In-state responses to health insurance exchanges, researchers used some descriptive statistics to demonstrate the wider partisan politics in the Implementation of the ACA. Only a small proportion of Republican-led states were in favor of operating state-based exchanges, while a sizeable proportion of Democratic-led states elected to partner with the federal government in rolling out the health insurance exchanges (Jones et al., 2014). Again, these findings have been replicated in other studies (e.g., Jones & Greer, 2013; Nadash & Day, 2014), though it appears that GOP legislators were initially supporting state-led insurance exchanges but changed course to avoid political repercussions associated with supporting the Obama administration. Overall, however, the descriptive statistics used in this section are not easily understandable to the general reader. Additionally, the findings in this section are presented in an opaque manner due to the overreliance on narratives (texts) that blur the reader’s understanding of the real issues. Although the study findings provide important insights on the politics behind the implementation of most healthcare policies, the presentation could have been more eye-catching and interesting to read. Due to these limitations, most readers may find it difficult to complete reading the article and also to develop a coherent understanding of its contents.
Although the interview data collection technique allows researchers to present the findings in a narrative (text) format, it is the observation of this peer reviewer that the researchers did not undertake a comprehensive analysis and synthesis of the data received from the field to ensure adequate understanding.
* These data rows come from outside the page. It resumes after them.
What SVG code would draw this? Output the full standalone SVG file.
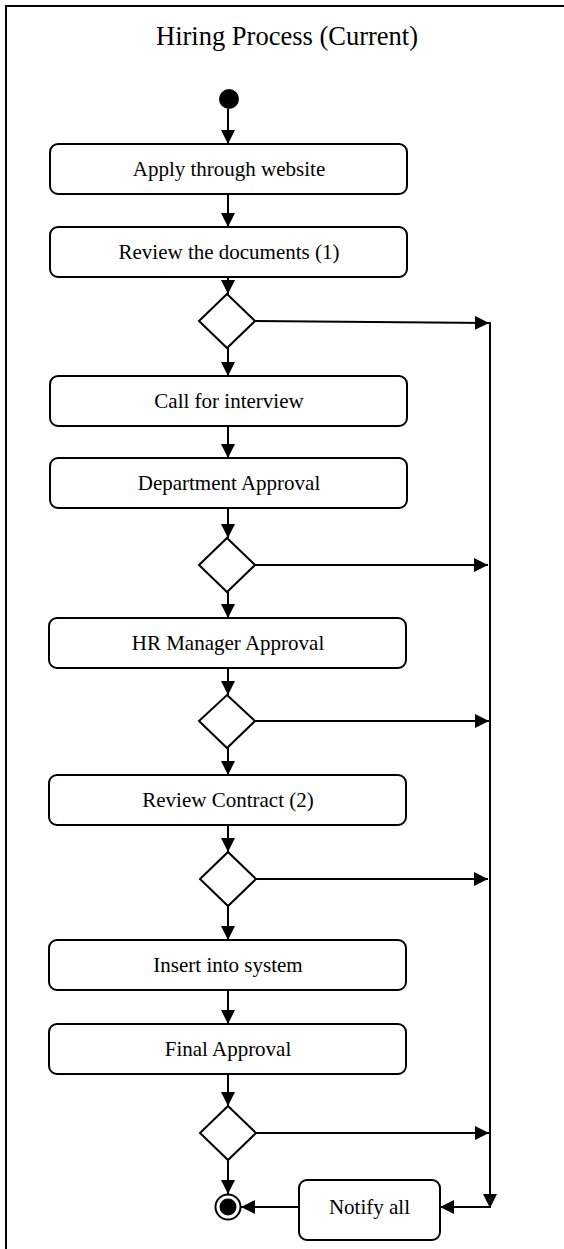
<svg xmlns="http://www.w3.org/2000/svg" width="564" height="1249" viewBox="0 0 564 1249">
  <style>
    .frame { fill: none; stroke: #000; stroke-width: 2; }
    .act { fill: #fff; stroke: #000; stroke-width: 2; }
    .dec { fill: #fff; stroke: #000; stroke-width: 2; }
    .edge { fill: none; stroke: #000; stroke-width: 2; }
    .lbl { font-family: "Liberation Serif", "Times New Roman", serif; font-size: 21px; fill: #000; text-anchor: middle; }
    .title { font-family: "Liberation Serif", "Times New Roman", serif; font-size: 26.5px; fill: #000; text-anchor: middle; }
  </style>
  <defs>
    <marker id="arrow" markerUnits="userSpaceOnUse" markerWidth="14" markerHeight="14" refX="14" refY="7" orient="auto">
      <path d="M0,0 L14,7 L0,14 z" fill="#000"/>
    </marker>
  </defs>

  <rect width="564" height="1249" fill="#fff"/>

  <!-- outer frame: left and top edges only, the rest runs past the canvas -->
  <path class="frame" d="M6,1260 L6,6 L570,6"/>
  <text class="title" x="287" y="45">Hiring Process (Current)</text>

  <!-- connectors -->
  <g id="connectors">
    <line class="edge" x1="228" y1="109" x2="228" y2="144" marker-end="url(#arrow)"/>
    <line class="edge" x1="228" y1="194" x2="228" y2="227" marker-end="url(#arrow)"/>
    <line class="edge" x1="228" y1="277" x2="228" y2="294" marker-end="url(#arrow)"/>
    <line class="edge" x1="228" y1="348" x2="228" y2="376" marker-end="url(#arrow)"/>
    <line class="edge" x1="228" y1="426" x2="228" y2="458" marker-end="url(#arrow)"/>
    <line class="edge" x1="228" y1="508" x2="228" y2="538" marker-end="url(#arrow)"/>
    <line class="edge" x1="228" y1="592" x2="228" y2="618" marker-end="url(#arrow)"/>
    <line class="edge" x1="228" y1="668" x2="228" y2="695" marker-end="url(#arrow)"/>
    <line class="edge" x1="228" y1="748" x2="228" y2="775" marker-end="url(#arrow)"/>
    <line class="edge" x1="228" y1="825" x2="228" y2="852" marker-end="url(#arrow)"/>
    <line class="edge" x1="228" y1="906" x2="228" y2="940" marker-end="url(#arrow)"/>
    <line class="edge" x1="228" y1="990" x2="228" y2="1024" marker-end="url(#arrow)"/>
    <line class="edge" x1="228" y1="1074" x2="228" y2="1106" marker-end="url(#arrow)"/>
    <line class="edge" x1="228" y1="1160" x2="228" y2="1194" marker-end="url(#arrow)"/>

    <!-- rejection branches to the notification rail -->
    <line class="edge" x1="255" y1="321" x2="489" y2="323" marker-end="url(#arrow)"/>
    <line class="edge" x1="255" y1="565" x2="488" y2="565" marker-end="url(#arrow)"/>
    <line class="edge" x1="255" y1="721" x2="489" y2="721" marker-end="url(#arrow)"/>
    <line class="edge" x1="256" y1="879" x2="488" y2="879" marker-end="url(#arrow)"/>
    <line class="edge" x1="256" y1="1133" x2="489" y2="1133" marker-end="url(#arrow)"/>

    <line class="edge" x1="490" y1="322" x2="490" y2="1208" marker-end="url(#arrow)"/>
    <line class="edge" x1="490" y1="1207" x2="440" y2="1207" marker-end="url(#arrow)"/>
    <line class="edge" x1="299" y1="1207" x2="241" y2="1207" marker-end="url(#arrow)"/>
  </g>

  <g id="start">
    <circle cx="229" cy="99" r="10" fill="#000"/>
  </g>

  <g id="apply">
    <rect class="act" x="50" y="144" width="357" height="50" rx="8"/>
    <text class="lbl" x="229" y="176">Apply through website</text>
  </g>
  <g id="review-docs">
    <rect class="act" x="50" y="227" width="357" height="50" rx="8"/>
    <text class="lbl" x="229" y="259">Review the documents (1)</text>
  </g>
  <g id="decision-1">
    <polygon class="dec" points="227,294 255,321 227,348 199,321"/>
  </g>
  <g id="interview">
    <rect class="act" x="50" y="376" width="357" height="50" rx="8"/>
    <text class="lbl" x="229" y="408">Call for interview</text>
  </g>
  <g id="dept-approval">
    <rect class="act" x="50" y="458" width="357" height="50" rx="8"/>
    <text class="lbl" x="229" y="490">Department Approval</text>
  </g>
  <g id="decision-2">
    <polygon class="dec" points="227,538 255,565 227,592 199,565"/>
  </g>
  <g id="hr-approval">
    <rect class="act" x="49" y="618" width="357" height="50" rx="8"/>
    <text class="lbl" x="228" y="650">HR Manager Approval</text>
  </g>
  <g id="decision-3">
    <polygon class="dec" points="227,695 255,721 227,748 199,721"/>
  </g>
  <g id="review-contract">
    <rect class="act" x="49" y="775" width="357" height="50" rx="8"/>
    <text class="lbl" x="228" y="807">Review Contract (2)</text>
  </g>
  <g id="decision-4">
    <polygon class="dec" points="228,852 256,879 228,906 200,879"/>
  </g>
  <g id="insert">
    <rect class="act" x="49" y="940" width="357" height="50" rx="8"/>
    <text class="lbl" x="228" y="972">Insert into system</text>
  </g>
  <g id="final-approval">
    <rect class="act" x="49" y="1024" width="357" height="50" rx="8"/>
    <text class="lbl" x="228" y="1056">Final Approval</text>
  </g>
  <g id="decision-5">
    <polygon class="dec" points="228,1106 256,1133 228,1160 200,1133"/>
  </g>
  <g id="notify">
    <rect class="act" x="299" y="1180" width="141" height="60" rx="8"/>
    <text class="lbl" x="369.5" y="1214">Notify all</text>
  </g>
  <g id="end">
    <circle cx="228" cy="1207" r="12.5" fill="#fff" stroke="#000" stroke-width="2"/>
    <circle cx="228" cy="1207" r="8.5" fill="#000"/>
  </g>
</svg>
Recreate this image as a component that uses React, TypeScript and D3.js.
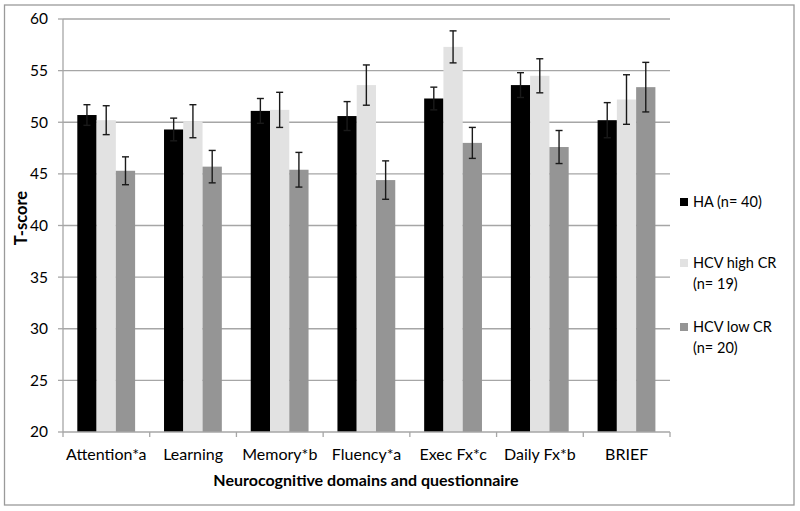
import React from "react";
import * as d3 from "d3";

const categories = ["Attention*a", "Learning", "Memory*b", "Fluency*a", "Exec Fx*c", "Daily Fx*b", "BRIEF"];
const seriesNames = ["HA (n= 40)", "HCV high CR (n= 19)", "HCV low CR (n= 20)"];
const haValues = [50.7, 49.3, 51.1, 50.6, 52.3, 53.6, 50.2];
const haErrors = [1.0, 1.1, 1.2, 1.4, 1.1, 1.2, 1.7];
const highValues = [50.2, 50.1, 51.2, 53.6, 57.3, 54.5, 52.2];
const highErrors = [1.4, 1.6, 1.7, 1.95, 1.55, 1.65, 2.4];
const lowValues = [45.3, 45.7, 45.4, 44.4, 48.0, 47.6, 53.4];
const lowErrors = [1.35, 1.57, 1.68, 1.86, 1.5, 1.6, 2.4];
const yTicks = [20, 25, 30, 35, 40, 45, 50, 55, 60];

const colors = ["#000000", "#e2e2e2", "#959595"];
const FONT = "Lato, 'Open Sans', sans-serif";

export default function App() {
  const W = 800, H = 511;
  const left = 63, right = 670, top = 19, bottom = 432;
  const x = d3.scaleBand<string>().domain(categories).range([left, right]).paddingInner(0).paddingOuter(0);
  const y = d3.scaleLinear().domain([20, 60]).range([bottom, top]);
  const bw = x.bandwidth();
  const barW = bw / (3 + 1.5);
  const inner = d3.scaleBand<number>().domain([0, 1, 2]).range([bw * 0.165, bw * 0.165 + barW * 3]);
  const series = [
    { v: haValues, e: haErrors },
    { v: highValues, e: highErrors },
    { v: lowValues, e: lowErrors },
  ];
  const legendItems = [
    { lines: ["HA (n= 40)"], y: 202 },
    { lines: ["HCV high CR", "(n= 19)"], y: 263 },
    { lines: ["HCV low CR", "(n= 20)"], y: 327 },
  ];
  return (
    <svg width={W} height={H} style={{ position: "absolute", left: 0, top: 0, fontFamily: FONT }}>
      <rect x={0} y={0} width={W} height={H} fill="#fff" />
      <rect x={4.5} y={5} width={789.5} height={500} fill="#fff" stroke="#9a9a9a" strokeWidth={1.3} />
      {yTicks.map((t) => (
        <g key={t}>
          {t > 20 && <line x1={left} x2={right} y1={y(t)} y2={y(t)} stroke="#a6a6a6" strokeWidth={1.3} />}
          <line x1={left - 5} x2={left} y1={y(t)} y2={y(t)} stroke="#a6a6a6" strokeWidth={1.3} />
          <text x={48} y={y(t)} dy="0.35em" textAnchor="end" fontSize={15.5} fill="#000">{t}</text>
        </g>
      ))}
      {categories.map((c, i) => (
        <g key={c}>
          {series.map((s, j) => {
            const bx = (x(c) as number) + (inner(j) as number);
            return (
              <rect key={j} x={bx} y={y(s.v[i])} width={barW} height={y(20) - y(s.v[i])} fill={colors[j]} />
            );
          })}
        </g>
      ))}
      {categories.map((c, i) => (
        <g key={c + "e"}>
          {series.map((s, j) => {
            const cx = (x(c) as number) + (inner(j) as number) + barW / 2;
            const y1 = y(s.v[i] + s.e[i]);
            const y2 = y(s.v[i] - s.e[i]);
            return (
              <g key={j} stroke="#1a1a1a" strokeWidth={1.4}>
                <line x1={cx} x2={cx} y1={y1} y2={y2} />
                <line x1={cx - 3.5} x2={cx + 3.5} y1={y1} y2={y1} />
                <line x1={cx - 3.5} x2={cx + 3.5} y1={y2} y2={y2} />
              </g>
            );
          })}
        </g>
      ))}
      <line x1={left} x2={left} y1={top} y2={bottom} stroke="#a6a6a6" strokeWidth={1.3} />
      <line x1={left} x2={right} y1={bottom} y2={bottom} stroke="#a6a6a6" strokeWidth={1.3} />
      {d3.range(categories.length + 1).map((k) => (
        <line key={k} x1={left + k * bw} x2={left + k * bw} y1={bottom} y2={bottom + 5} stroke="#a6a6a6" strokeWidth={1.3} />
      ))}
      {categories.map((c) => (
        <text key={c} x={(x(c) as number) + bw / 2} y={454} dy="0.35em" textAnchor="middle" fontSize={16} fill="#000">{c}</text>
      ))}
      <text x={366} y={480} dy="0.35em" textAnchor="middle" fontSize={16} fontWeight="bold" fill="#000">Neurocognitive domains and questionnaire</text>
      <text transform={`translate(21,218) rotate(-90)`} dy="0.35em" textAnchor="middle" fontSize={16.5} fontWeight="bold" fill="#000">T-score</text>
      {legendItems.map((it, k) => (
        <g key={k}>
          <rect x={680} y={it.y - 4} width={8} height={8} fill={colors[k]} />
          {it.lines.map((ln, m) => (
            <text key={m} x={693} y={it.y + m * 20.5} dy="0.35em" fontSize={14.5} fill="#000">{ln}</text>
          ))}
        </g>
      ))}
    </svg>
  );
}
For example, they could have synthesized the interview data to ensure their findings reflected the issues of interest to the study. Additionally, the researchers failed to limit the scope of the study to ensure a focus on specific issues of interest. The problem of using an expansive scope can be detected in the findings sections, where the researchers used a significant amount of pages to discuss the findings in a somewhat opaque manner. If the scope was limited to one or two issues, it would have been possible for readers to understand the avalanche of data and narratives presented in this article as findings. Finally, it is clear that the article lacks a methodology section and hence it is difficult for readers to generalize the findings.
Creswell, J.W. (2013). Research design: Qualitative, quantitative, and mixed methods approach (4th ed.). Thousand Oaks, CA: Sage Publications, Inc.
Giaimo, S. (2013). Behind the scenes of the patient protection and affordable care act: The making of a health care co-op. Journal of Health Politics, Policy and Law, 38(3), 599-610.
Jones, D.K., & Greer, S.L. (2013). State politics and the creation of health insurance exchanges. American Journal of Public Health, 130(8), 8-10.
Jones, D.K., Bradley, K.W.V., & Oberlander, J. (2014). Pascal’s Wager: Health insurance exchanges, Obamacare, and the Republican dilemma. Journal of Health Politics, Policy and Law, 39(1), 97-137.
Nadash, P., & Day, R. (2014). Consumer choice in health insurance exchanges: Can we make it work? Journal of Health Politics, Policy and Law, 39(1), 209-235.
Vesely, R. (2011). Against the clock: As deadlines loom, many states compete against politics, regulations to set up insurance exchanges. Modern Healthcare, 41(28), 6-8.